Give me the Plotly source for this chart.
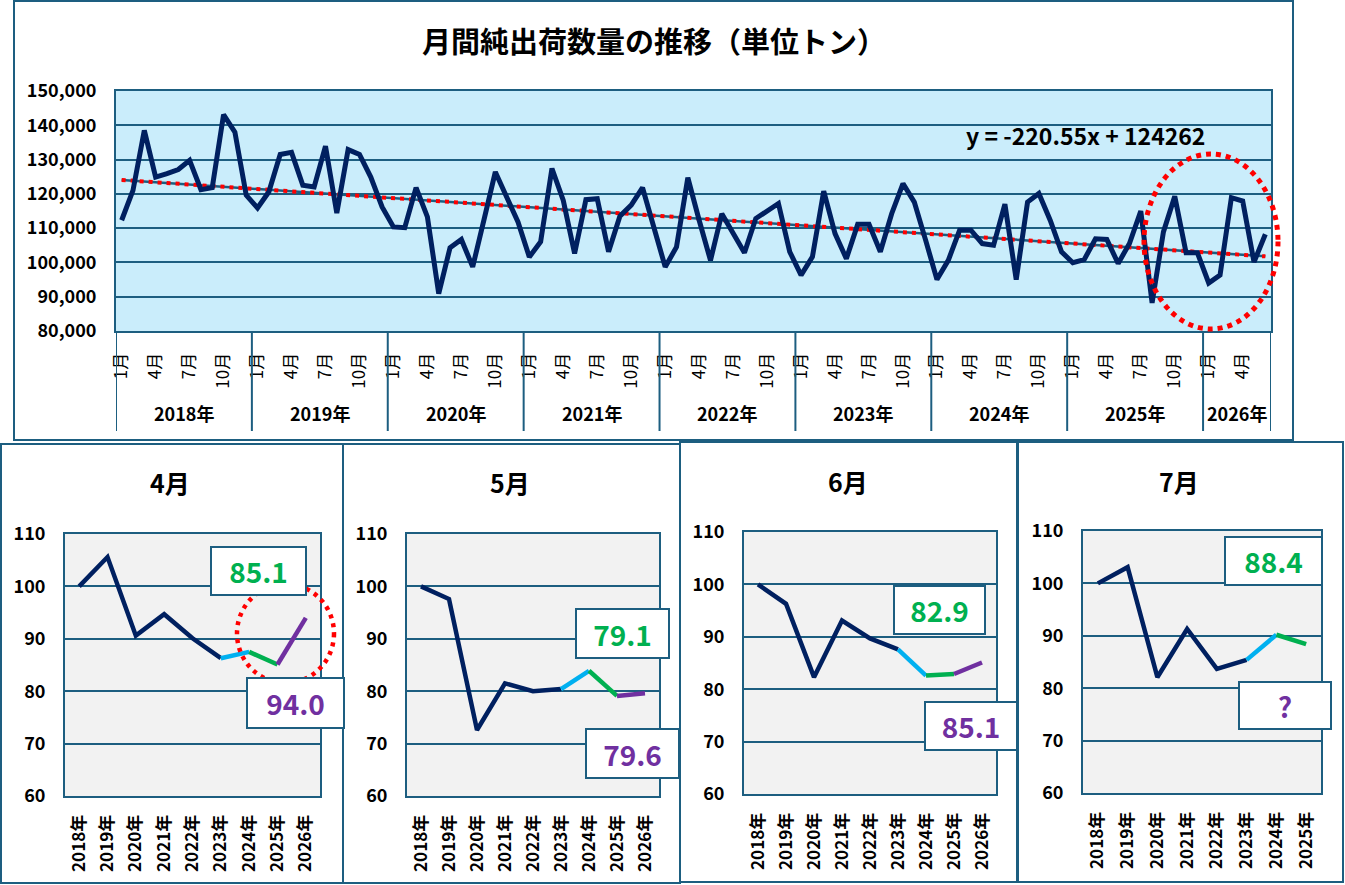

━━━━

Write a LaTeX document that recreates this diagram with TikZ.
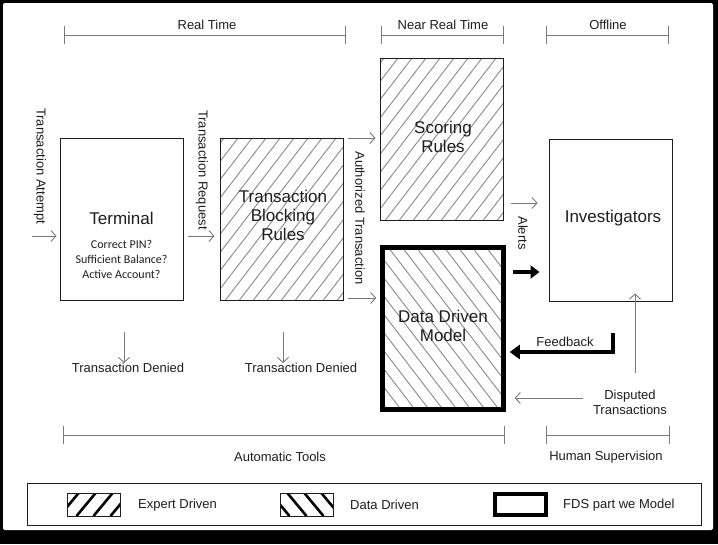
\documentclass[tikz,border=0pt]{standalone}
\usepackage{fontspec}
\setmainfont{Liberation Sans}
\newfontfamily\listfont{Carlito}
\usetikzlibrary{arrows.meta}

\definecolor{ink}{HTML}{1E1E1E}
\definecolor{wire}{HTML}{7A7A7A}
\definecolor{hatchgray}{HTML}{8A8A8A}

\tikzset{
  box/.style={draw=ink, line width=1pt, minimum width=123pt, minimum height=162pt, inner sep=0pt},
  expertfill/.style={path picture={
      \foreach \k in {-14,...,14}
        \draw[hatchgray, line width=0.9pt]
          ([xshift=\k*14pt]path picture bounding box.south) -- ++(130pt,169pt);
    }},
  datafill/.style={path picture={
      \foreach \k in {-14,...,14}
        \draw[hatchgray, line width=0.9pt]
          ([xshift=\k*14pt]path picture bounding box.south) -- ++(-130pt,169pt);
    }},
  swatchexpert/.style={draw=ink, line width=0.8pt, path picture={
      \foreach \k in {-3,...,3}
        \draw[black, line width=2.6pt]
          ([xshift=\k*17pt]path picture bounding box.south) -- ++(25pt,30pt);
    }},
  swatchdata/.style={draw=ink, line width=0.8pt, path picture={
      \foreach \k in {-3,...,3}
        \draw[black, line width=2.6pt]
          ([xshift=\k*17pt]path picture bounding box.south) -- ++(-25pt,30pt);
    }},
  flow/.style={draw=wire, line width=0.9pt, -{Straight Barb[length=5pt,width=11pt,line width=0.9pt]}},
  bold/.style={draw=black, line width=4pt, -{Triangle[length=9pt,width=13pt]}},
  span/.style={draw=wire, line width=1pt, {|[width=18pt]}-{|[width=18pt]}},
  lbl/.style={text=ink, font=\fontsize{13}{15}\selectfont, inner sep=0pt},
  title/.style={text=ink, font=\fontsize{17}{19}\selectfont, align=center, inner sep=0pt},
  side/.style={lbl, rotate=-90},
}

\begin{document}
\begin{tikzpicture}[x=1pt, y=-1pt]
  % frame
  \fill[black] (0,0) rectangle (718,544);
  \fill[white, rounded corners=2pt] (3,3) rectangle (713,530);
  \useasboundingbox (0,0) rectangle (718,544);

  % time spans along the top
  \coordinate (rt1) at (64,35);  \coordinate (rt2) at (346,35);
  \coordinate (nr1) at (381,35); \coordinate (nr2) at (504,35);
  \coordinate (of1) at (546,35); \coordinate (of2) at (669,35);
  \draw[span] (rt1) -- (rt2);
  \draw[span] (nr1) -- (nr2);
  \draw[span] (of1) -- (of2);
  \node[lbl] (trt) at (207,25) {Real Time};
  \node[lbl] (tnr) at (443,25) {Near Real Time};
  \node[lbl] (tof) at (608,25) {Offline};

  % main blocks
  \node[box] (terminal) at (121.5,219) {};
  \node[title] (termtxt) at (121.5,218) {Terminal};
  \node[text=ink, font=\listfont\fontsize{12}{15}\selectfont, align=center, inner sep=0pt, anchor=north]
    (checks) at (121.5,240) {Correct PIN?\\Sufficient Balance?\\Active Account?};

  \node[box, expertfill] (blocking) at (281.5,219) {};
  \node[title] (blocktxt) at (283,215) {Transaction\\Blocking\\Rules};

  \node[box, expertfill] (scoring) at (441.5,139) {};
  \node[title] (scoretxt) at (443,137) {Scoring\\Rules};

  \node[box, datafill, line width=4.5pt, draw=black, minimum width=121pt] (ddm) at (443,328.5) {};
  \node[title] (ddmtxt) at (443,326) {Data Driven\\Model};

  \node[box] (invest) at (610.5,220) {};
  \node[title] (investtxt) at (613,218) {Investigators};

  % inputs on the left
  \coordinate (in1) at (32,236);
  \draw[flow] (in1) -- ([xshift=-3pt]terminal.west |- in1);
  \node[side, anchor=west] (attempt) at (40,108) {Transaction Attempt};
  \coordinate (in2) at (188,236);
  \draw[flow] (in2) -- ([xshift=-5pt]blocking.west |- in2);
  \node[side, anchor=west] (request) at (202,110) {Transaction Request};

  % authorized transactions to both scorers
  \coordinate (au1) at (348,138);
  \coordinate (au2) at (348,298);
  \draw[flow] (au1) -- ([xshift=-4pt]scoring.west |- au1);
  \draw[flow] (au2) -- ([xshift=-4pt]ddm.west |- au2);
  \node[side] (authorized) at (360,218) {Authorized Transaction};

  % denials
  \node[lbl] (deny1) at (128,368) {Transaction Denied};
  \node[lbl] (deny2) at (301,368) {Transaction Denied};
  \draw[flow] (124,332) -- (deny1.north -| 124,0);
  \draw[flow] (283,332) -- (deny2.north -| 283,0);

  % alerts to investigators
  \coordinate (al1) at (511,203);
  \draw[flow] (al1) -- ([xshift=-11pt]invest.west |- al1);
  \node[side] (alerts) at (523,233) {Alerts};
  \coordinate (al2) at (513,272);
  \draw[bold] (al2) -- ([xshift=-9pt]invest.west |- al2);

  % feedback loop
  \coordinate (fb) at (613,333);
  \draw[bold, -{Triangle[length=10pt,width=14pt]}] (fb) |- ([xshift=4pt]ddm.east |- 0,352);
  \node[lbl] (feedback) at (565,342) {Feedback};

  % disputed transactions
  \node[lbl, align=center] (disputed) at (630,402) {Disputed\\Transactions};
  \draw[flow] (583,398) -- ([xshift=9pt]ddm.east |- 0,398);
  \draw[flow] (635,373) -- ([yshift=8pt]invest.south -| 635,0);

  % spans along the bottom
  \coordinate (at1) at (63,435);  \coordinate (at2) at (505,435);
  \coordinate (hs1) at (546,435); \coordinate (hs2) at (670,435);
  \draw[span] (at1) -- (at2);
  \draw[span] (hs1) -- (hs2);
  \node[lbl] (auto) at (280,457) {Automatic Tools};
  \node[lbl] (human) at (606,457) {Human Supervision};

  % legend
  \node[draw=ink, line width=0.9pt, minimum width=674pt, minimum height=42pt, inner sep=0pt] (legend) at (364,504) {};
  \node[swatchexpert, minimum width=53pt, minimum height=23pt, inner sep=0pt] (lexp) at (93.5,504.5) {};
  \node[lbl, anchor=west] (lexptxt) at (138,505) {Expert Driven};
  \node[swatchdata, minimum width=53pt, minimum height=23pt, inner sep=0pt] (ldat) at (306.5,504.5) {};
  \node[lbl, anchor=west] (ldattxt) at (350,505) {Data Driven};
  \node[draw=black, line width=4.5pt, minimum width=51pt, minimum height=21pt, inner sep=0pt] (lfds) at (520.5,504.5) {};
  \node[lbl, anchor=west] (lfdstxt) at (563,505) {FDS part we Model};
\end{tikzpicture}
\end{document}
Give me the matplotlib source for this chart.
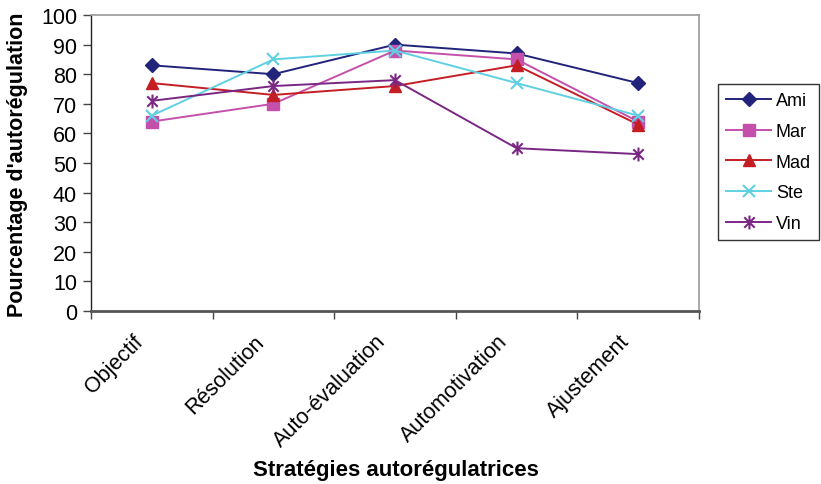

━━━━

_Your objective_
Your task is to gather every line with the word "Give" and copy it.

_Exercise result_
Give me the Plotly source for this chart.
Give me the matplotlib source for this chart.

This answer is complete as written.